Official data from Gilan show that the province produces over 2,000 tons of waste daily—a figure that climbs to 3,000 tons during summer months. Much of it ends up in forests, along rivers, or even on farmlands, as none of the existing landfill sites meet sanitary standards. Environmental specialists warn that high groundwater levels make landfill disposal tantamount to injecting poison into underground aquifers.
Sarakhs, Nowshahr, and the Expanding Disaster
One of the most alarming hotspots is the Saravan landfill in Gilan—a massive garbage mountain whose toxic runoff has for years polluted surrounding rivers and forests. Environmental expert Zahra Yazdani wrote in Shargh newspaper that each ton of waste at the site produces more than 400 liters of leachate daily, threatening not only the soil and water but also the lives of local residents.

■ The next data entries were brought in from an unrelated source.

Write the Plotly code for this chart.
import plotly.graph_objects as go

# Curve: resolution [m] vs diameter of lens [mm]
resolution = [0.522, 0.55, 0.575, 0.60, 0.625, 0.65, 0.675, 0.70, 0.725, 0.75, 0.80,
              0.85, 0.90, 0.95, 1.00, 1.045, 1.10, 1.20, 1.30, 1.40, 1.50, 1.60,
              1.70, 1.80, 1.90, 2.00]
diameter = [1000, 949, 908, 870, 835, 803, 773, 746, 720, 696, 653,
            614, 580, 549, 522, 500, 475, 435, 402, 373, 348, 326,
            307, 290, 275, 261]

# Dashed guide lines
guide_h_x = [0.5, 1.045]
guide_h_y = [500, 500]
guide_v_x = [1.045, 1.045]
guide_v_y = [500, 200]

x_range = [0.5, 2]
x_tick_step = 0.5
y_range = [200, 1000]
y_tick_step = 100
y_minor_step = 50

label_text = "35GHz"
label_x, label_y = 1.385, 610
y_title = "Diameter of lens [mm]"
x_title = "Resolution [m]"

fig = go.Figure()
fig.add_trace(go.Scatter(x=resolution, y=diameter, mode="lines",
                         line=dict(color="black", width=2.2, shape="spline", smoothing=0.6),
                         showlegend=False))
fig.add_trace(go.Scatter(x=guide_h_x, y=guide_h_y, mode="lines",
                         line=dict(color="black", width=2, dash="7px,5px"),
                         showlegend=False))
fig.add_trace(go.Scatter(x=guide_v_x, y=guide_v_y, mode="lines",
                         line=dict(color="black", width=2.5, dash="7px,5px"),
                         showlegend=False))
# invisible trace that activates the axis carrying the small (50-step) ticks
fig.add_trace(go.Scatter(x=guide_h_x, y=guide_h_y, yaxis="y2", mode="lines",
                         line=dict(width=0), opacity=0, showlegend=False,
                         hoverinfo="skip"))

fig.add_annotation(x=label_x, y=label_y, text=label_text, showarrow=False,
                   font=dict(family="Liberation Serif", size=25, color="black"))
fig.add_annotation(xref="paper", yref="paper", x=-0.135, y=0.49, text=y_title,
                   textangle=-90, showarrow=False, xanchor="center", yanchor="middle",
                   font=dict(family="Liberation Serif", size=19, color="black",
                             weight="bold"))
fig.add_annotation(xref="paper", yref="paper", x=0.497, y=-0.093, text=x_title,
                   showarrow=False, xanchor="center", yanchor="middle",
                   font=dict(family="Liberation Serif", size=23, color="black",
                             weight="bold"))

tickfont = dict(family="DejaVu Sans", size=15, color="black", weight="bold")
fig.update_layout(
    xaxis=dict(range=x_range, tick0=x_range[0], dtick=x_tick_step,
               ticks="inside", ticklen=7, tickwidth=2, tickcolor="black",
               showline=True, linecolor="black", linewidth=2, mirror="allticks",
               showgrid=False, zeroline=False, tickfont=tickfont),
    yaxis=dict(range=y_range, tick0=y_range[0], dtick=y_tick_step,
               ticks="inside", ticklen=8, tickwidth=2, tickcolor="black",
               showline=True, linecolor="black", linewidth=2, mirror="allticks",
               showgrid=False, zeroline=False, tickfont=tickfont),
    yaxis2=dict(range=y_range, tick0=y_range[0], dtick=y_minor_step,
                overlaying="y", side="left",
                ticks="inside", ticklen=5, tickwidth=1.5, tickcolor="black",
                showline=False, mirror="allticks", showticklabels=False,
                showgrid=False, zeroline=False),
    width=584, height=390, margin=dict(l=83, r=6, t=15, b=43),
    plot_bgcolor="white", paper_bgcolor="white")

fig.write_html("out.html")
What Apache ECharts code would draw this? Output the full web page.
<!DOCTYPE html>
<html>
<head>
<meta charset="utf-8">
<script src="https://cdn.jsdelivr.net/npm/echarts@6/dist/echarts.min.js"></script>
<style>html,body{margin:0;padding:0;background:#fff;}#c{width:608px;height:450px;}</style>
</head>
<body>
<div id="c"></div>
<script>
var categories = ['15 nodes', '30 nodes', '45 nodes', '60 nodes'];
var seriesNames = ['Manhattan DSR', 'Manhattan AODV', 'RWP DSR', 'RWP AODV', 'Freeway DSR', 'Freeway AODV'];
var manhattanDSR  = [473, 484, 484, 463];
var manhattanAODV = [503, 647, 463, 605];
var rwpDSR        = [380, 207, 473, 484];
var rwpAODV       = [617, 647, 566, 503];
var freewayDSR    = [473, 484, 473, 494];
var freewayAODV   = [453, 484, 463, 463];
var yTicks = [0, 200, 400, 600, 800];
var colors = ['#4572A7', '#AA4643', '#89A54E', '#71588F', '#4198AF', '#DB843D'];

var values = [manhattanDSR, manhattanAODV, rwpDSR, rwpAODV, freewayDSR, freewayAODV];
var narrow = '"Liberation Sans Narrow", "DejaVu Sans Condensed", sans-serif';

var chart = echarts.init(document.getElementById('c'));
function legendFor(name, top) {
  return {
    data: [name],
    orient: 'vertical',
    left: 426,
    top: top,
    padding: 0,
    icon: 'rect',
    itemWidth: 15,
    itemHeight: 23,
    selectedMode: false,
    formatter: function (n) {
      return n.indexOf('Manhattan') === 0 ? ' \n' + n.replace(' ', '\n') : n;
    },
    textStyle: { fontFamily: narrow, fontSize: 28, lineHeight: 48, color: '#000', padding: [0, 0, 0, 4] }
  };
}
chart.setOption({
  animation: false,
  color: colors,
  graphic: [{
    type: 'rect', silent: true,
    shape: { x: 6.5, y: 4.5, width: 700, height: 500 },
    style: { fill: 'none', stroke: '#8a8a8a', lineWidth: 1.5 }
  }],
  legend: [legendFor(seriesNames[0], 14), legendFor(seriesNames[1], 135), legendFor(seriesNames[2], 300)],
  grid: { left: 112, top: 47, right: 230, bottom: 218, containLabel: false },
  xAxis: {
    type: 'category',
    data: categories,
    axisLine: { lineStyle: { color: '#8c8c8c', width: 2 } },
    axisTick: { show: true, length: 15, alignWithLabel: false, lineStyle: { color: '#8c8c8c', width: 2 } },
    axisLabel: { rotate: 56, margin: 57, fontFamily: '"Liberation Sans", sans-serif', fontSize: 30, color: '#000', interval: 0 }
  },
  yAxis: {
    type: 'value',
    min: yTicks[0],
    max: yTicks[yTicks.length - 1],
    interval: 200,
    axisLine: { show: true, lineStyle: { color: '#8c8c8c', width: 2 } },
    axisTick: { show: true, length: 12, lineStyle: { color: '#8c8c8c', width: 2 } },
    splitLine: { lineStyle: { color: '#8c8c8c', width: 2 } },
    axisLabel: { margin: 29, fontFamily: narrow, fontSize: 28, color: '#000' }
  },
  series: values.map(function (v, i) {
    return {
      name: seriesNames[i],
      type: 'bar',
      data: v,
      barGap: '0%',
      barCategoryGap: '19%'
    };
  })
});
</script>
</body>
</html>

Saravan is only one of dozens of unsafe dumping sites across northern Iran that have quietly turned into environmental time bombs. Recycling and composting projects remain mostly on paper, and while developed nations have moved toward waste reduction at the source, Iran continues to rely on incinerators and landfills that operate with 1970s technology—often under the control of corrupt contractors.
Public Anger and Social Strain
Public protests against waste dumping have become frequent in northern towns. Residents of Saravan, Kiyasar, and Samskandeh have repeatedly blocked trucks bringing city garbage to their regions. In some places, municipalities have even removed public trash bins to prevent outsiders from dumping their waste locally—an act that reflects growing distrust and social fragmentation caused by years of failed waste management.

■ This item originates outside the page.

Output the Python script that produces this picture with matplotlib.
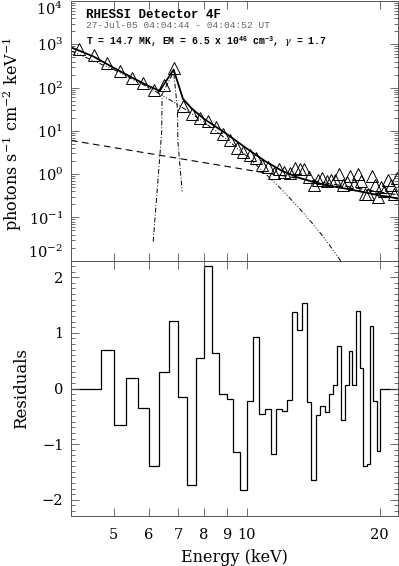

In Mazandaran, many landfill sites lie dangerously close to rivers and coastlines, where leachate drains directly into the Caspian Sea. The province produces over 3,000 tons of waste daily, yet despite years of promises, the Sari waste-to-energy power plant remains unfinished.
Environmental and Economic Fallout
The pollution has devastated both coastal and forest ecosystems and now poses a severe threat to the region’s tourism industry. While successive governments have promoted “northern tourism development,” the reality is a landscape dominated by the stench of garbage and rivers blackened by sewage.
Environmental experts argue that the crisis is not merely technical but rooted in the regime’s corrupt and opaque governance structure. Political appointments, lack of oversight, and the persistence of unaccountable contractors have drained public funds while producing no viable solutions.
Even waste-to-energy incinerator projects that were meant to ease the crisis have stalled due to mismanagement. In Nowshahr, the only partially operational facility has become another source of pollution, emitting toxic smoke that has severely degraded the air quality across forested areas.
A Green Heart Turned Gray
The northern provinces—once the “green heart” of Iran—now face the prospect of being buried beneath mountains of garbage. Rivers that once sustained life now carry streams of toxic leachate, and ancient forests are dying under layers of plastic and waste.
Experts warn that without immediate and transparent reform, including independent environmental oversight and accountability for corrupt officials, northern Iran will suffer irreversible ecological damage. For now, the regime continues to ignore the mounting catastrophe, masking a national tragedy with hollow slogans while the country’s most fertile lands slowly disappear under the weight of its own neglect.